Several different approaches have been proposed to increase the protein size limit in solution NMR spectroscopy. Heteronuclear triple resonance experiments, enabled through the isotopic enrichment of carbon and nitrogen atoms in protein samples, have rapidly extended this size limit from 10 to 30 kDa during the last decade. The 15N/13C-enrichment, combined with perdeuteration, allows the assignment of proteins in the size regime of 40 to 50 kDa. Very recently, transverse relaxation optimized spectroscopy has pushed the size limit even further, and as a result, backbone resonance assignment has been successfully obtained for a 110 kDa octamer (Salzmann et al. 2000). However, protein structure determination is still a very time-consuming procedure, especially in the case of assignment of NOEs. On the other hand, the use of perdeuterated samples suppresses a major part of the information available from NOESY spectra for global fold determination, ultimately leading to loose models. It is therefore inevitable that special means are needed to speed up global fold recognition and to complement long-range distance information lost through the perdeuteration procedure. Use of residual dipolar couplings serves as a powerful solution to both problems.
It has been shown that relatively precise structures can be determined by utilizing residual dipolar couplings with the aid of a small quantity of NOE information (Clore et al. 1998b; Mueller et al. 2000). Thus, the aim should be placed on the structure determination of highly perdeuterated or site-specifically protonated proteins, where the transverse relaxation times of 15N/13Cα spins can be rather long when the TROSY approach is used. Thus, the protein backbone assignment can be retrieved using spectra with high sensitivity and resolution. The measurement of dipolar couplings can be accomplished in a relatively short time compared with traditional NOE analysis. The measurement of changes in the residual dipolar couplings supplemented with chemical shift changes due to ligand binding can provide unique and valuable insight into the structural biology of protein and protein complexes. The directional information, available through several residual dipolar couplings, can be obtained as soon as the protein backbone assignment procedure is accomplished. The experiments presented can supply up to nine residual dipolar couplings in protonated or perdeuterated proteins. Two-dimensional spin-state-selective 15N, 1H -detected experiments can be very handy in structure activity relationship (SAR) by NMR studies (Shuker et al. 1996; Hajduk et al. 1997). Thus, the wealth of information available through residual dipolar couplings can be used concomitantly with chemical shift changes as an indicator of conformational changes induced by ligand binding. The spin-state-selective 15N, 1H -detected experiments are the most suitable ones for large proteins, owing to the inherently good dispersion of the 15N, 1H correlation map. Furthermore, selection of the most slowly relaxing (TROSY) component, especially in perdeuterated proteins, improves the sensitivity of the 15N, 1H -detected experiments considerably. For the largest or highly helical proteins, it may be necessary to record three-dimensional HNCO-type experiments, combined with spin-state-selective subspectral editing and TROSY selection. This approach also provides minimal resonance overlap in larger α-helical proteins, which otherwise often exhibit overcrowded spectra.

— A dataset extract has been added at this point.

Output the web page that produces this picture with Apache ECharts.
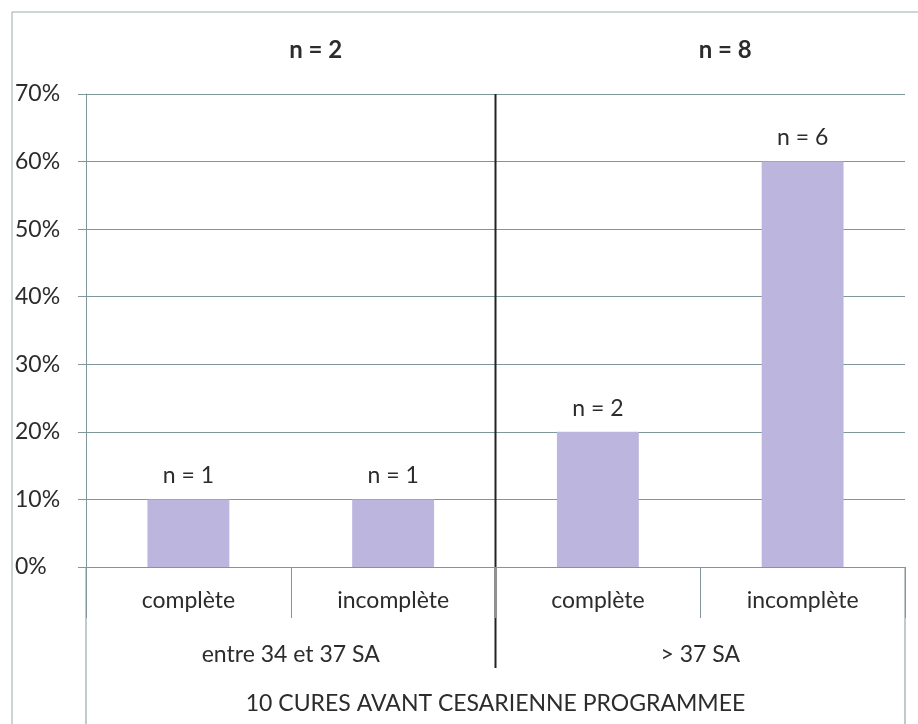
<!DOCTYPE html>
<html>
<head>
<meta charset="utf-8">
<script src="https://cdn.jsdelivr.net/npm/echarts@6/dist/echarts.min.js"></script>
<style>
  html, body { margin: 0; padding: 0; background: #fff; }
  #chart { width: 918px; height: 724px; }
</style>
</head>
<body>
<div id="chart"></div>
<script>
// données
const categories = ['complète', 'incomplète', 'complète', 'incomplète']
const groups = ['entre 34 et 37 SA', '> 37 SA']
const groupCounts = ['n = 2', 'n = 8']
const percents = [0.10, 0.10, 0.20, 0.60]
const counts = [1, 1, 2, 6]
const xTitle = '10 CURES AVANT CESARIENNE PROGRAMMEE'

const FONT = 'Lato'
const TEXT = '#2c2c2c'
const GRID = '#7f969a'
const BAR = '#bcb6de'

const chart = echarts.init(document.getElementById('chart'))

const option = {
  animation: false,
  textStyle: { fontFamily: FONT },
  grid: { left: 86, right: 13, top: 94, bottom: 157, containLabel: false },
  xAxis: [
    {
      type: 'category',
      data: categories,
      axisLine: { lineStyle: { color: GRID, width: 1 } },
      axisTick: { show: true, interval: 0, length: 51, lineStyle: { color: GRID } },
      axisLabel: { interval: 0, margin: 22, color: TEXT, fontSize: 23, fontFamily: FONT }
    },
    {
      type: 'category',
      data: groups,
      position: 'bottom',
      axisLine: { show: false },
      axisTick: { show: false },
      axisLabel: { interval: 0, margin: 76, color: TEXT, fontSize: 23, fontFamily: FONT },
      name: xTitle,
      nameLocation: 'middle',
      nameGap: 125,
      nameTextStyle: { color: TEXT, fontSize: 23, fontFamily: FONT }
    },
    {
      type: 'category',
      data: groupCounts,
      position: 'top',
      axisLine: { show: false },
      axisTick: { show: false },
      axisLabel: {
        interval: 0, margin: 32, color: TEXT, fontSize: 24, fontWeight: 'bold',
        fontFamily: FONT, padding: [0, 0, 0, 50]
      }
    }
  ],
  yAxis: {
    type: 'value',
    min: 0,
    max: 0.7,
    interval: 0.1,
    axisLine: { show: true, lineStyle: { color: GRID } },
    axisTick: { show: true, length: 8, lineStyle: { color: GRID } },
    splitLine: { lineStyle: { color: GRID, width: 1 } },
    axisLabel: {
      align: 'left',
      margin: 71,
      color: TEXT,
      fontSize: 23,
      fontFamily: FONT,
      formatter: v => Math.round(v * 100) + '%'
    }
  },
  series: [
    {
      type: 'bar',
      xAxisIndex: 0,
      data: percents,
      barWidth: '40%',
      itemStyle: { color: BAR },
      label: {
        show: true,
        position: 'top',
        distance: 12,
        color: TEXT,
        fontSize: 23,
        fontFamily: FONT,
        formatter: p => 'n = ' + counts[p.dataIndex]
      }
    }
  ]
}

chart.setOption(option)

// traits du tableau sous l'axe et séparateur des deux groupes
const left = chart.convertToPixel({ xAxisIndex: 0 }, 0)
const step = chart.convertToPixel({ xAxisIndex: 0 }, 1) - left
const x0 = left - step / 2
const xMid = x0 + step * 2
const xEnd = x0 + step * 4
const yTop = chart.convertToPixel({ yAxisIndex: 0 }, 0.7)
const yZero = chart.convertToPixel({ yAxisIndex: 0 }, 0)

chart.setOption({
  graphic: [
    { type: 'rect', shape: { x: 12, y: 12, width: 940, height: 760 },
      style: { fill: 'none', stroke: '#9aabae', lineWidth: 1 }, silent: true },
    { type: 'line', shape: { x1: x0, y1: yZero, x2: x0, y2: 724 },
      style: { stroke: GRID, lineWidth: 1 }, silent: true },
    { type: 'line', shape: { x1: xEnd, y1: yZero, x2: xEnd, y2: 724 },
      style: { stroke: GRID, lineWidth: 1 }, silent: true },
    { type: 'line', shape: { x1: xMid, y1: yTop, x2: xMid, y2: 668 },
      style: { stroke: '#222222', lineWidth: 2 }, silent: true }
  ]
})

window.addEventListener('resize', () => chart.resize())
</script>
</body>
</html>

Development in experimental methodology and new labeling techniques, as well as technical advancements in NMR instrumentation, have not only increased the protein size limit but have also enabled more convenient and reliable structure determination of smaller proteins. The proposed IM-HSQC experiment enables precise and efficient determination of the structurally most important three-bond J-coupling between 1HN and 1Hα spins from 15N-HSQC-type spectra. It is also applicable to protein samples with minimum isotope labeling, i.e. 15N-enrichment.